LSV was established in 2003 originally as a project in ecotourism. With the objective to provide permanent hospitality services (food, showers/ bathroom, and accommodation) to the adventure tourism industry that transit on bicycles down the old road known as "the world´s most dangerous road" from the city of La Paz to Los Yungas. The property (located a small distance from the township of Yolosa, by the Coroico River of the North Yungas region of La Paz, Bolivia) was established in this location strategically to complement this type of industry. However without notice or plan LSV evolved into a vital link in warning all of the effects of animal trafficking in the region of Yungas, and the entirety of the north of the country.
Approximately one year later (2004), a capuchin monkey and two parrots were rescued.
Reflecting upon this incident, the necessity to contribute to conservation of fauna and flora was evident.
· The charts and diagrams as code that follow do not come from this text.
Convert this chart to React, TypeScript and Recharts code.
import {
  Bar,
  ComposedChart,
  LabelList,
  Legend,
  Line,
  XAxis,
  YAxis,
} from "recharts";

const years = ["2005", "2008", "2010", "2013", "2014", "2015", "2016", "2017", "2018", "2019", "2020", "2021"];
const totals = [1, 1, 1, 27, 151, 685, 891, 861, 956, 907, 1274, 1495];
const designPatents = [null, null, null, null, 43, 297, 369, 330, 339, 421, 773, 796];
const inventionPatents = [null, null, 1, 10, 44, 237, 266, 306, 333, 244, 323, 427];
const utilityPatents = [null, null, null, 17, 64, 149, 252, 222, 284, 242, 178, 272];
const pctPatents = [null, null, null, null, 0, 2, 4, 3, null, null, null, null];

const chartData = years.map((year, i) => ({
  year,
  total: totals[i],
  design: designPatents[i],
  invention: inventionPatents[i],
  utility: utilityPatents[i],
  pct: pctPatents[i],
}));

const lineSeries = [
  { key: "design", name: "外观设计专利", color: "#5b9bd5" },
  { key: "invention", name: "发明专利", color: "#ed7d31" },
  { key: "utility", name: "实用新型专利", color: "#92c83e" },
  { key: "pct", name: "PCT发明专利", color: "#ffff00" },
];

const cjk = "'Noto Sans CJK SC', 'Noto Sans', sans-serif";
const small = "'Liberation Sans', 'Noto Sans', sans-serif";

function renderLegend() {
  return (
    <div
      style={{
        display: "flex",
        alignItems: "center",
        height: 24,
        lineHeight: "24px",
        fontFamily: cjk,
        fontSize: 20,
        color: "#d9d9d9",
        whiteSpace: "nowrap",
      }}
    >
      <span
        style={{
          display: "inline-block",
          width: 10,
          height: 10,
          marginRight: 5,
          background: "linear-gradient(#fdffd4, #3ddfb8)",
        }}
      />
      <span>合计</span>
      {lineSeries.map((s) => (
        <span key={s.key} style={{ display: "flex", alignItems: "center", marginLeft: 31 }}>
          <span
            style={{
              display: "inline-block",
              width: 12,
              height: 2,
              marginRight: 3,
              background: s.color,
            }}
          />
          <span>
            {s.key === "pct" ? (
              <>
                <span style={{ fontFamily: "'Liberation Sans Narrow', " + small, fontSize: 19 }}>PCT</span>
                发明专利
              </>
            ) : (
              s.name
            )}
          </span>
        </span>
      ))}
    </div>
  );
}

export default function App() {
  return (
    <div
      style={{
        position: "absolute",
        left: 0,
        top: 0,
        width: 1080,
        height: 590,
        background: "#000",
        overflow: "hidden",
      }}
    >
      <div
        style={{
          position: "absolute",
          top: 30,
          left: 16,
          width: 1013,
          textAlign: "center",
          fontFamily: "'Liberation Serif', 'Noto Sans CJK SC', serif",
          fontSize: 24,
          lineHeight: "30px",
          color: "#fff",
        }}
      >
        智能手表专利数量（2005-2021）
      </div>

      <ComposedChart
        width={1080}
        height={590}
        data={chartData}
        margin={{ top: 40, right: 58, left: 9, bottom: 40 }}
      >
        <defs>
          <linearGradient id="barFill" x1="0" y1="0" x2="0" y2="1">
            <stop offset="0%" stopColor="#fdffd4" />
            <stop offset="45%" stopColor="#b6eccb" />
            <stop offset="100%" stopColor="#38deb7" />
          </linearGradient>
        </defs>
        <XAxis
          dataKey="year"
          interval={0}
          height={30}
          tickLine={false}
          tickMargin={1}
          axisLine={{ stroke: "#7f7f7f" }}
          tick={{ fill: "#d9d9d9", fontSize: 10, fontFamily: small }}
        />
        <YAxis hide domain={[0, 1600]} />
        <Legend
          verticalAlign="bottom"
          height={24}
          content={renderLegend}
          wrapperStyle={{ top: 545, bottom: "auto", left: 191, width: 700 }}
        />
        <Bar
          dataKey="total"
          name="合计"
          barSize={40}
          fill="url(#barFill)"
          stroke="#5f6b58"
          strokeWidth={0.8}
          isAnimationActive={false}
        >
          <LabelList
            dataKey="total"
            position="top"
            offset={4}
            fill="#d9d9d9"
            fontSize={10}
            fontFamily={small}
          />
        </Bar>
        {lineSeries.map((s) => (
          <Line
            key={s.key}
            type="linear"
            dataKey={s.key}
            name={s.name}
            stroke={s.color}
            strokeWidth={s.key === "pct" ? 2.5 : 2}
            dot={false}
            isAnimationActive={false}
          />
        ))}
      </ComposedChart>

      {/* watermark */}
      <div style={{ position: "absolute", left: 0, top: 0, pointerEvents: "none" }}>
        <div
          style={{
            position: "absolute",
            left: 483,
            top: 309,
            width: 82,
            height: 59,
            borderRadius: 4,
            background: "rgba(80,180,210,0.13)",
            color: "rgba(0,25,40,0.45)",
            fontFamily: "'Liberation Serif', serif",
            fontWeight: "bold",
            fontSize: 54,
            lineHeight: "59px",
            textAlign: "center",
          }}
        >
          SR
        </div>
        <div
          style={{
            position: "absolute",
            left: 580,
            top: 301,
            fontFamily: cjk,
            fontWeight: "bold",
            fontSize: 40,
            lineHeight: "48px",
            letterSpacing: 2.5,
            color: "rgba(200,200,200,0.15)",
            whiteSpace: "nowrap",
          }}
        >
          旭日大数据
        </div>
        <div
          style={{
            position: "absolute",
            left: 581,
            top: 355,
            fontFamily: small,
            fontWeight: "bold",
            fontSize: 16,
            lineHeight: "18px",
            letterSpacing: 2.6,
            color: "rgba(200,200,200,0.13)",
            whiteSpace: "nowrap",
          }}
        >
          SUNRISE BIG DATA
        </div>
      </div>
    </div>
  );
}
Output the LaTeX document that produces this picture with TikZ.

From here on in LSV decided to redefine their objectives and focus their efforts and energy to this cause. By limiting the level of tourists to that which will sustain the economical functions of LSV, primary focus can be given to this cause.
LSV Animal Refuge started it´s operations with a small number of animals that were voluntarily handed over to the refuge. Before the end of 2007 LSV established a relationship with the organization Animales SOS, this same institution made the case for rescue of a 4 month old Andean Bear, Jukumari. From here on LSV received a higher quantity of animals that were the result of illegal trafficking.
Following this LSV initiated contact with the Department of Biodiversity (DGB), dependent of the Environmental Ministry. Corresponding to become informed of the rules and regulations and to coordinate a relationship which marks the beginning of an operation that has achieved highly effective results.
In 2009 LSV elaborated and presented a management plan to the to DGB. This document was approved that same year. In 2008 LSV acquired the certification to proceed as a non-profit organization, approved by the Environmental Department of Affairs and the La Paz Government. The repercussions of this were two-fold. First, LSV was able to accept new animals more easily within government guidelines. Second, LSV is now obligated to accept any animals intercepted by the government.
Over the past four years, illegal animal trafficking has drastically increased in Bolivia. As a result, the animal population at LSV has more than quadrupled in the past three years to approximately 350 animals (December 2012).
We now receive new animals at least monthly, and often weekly.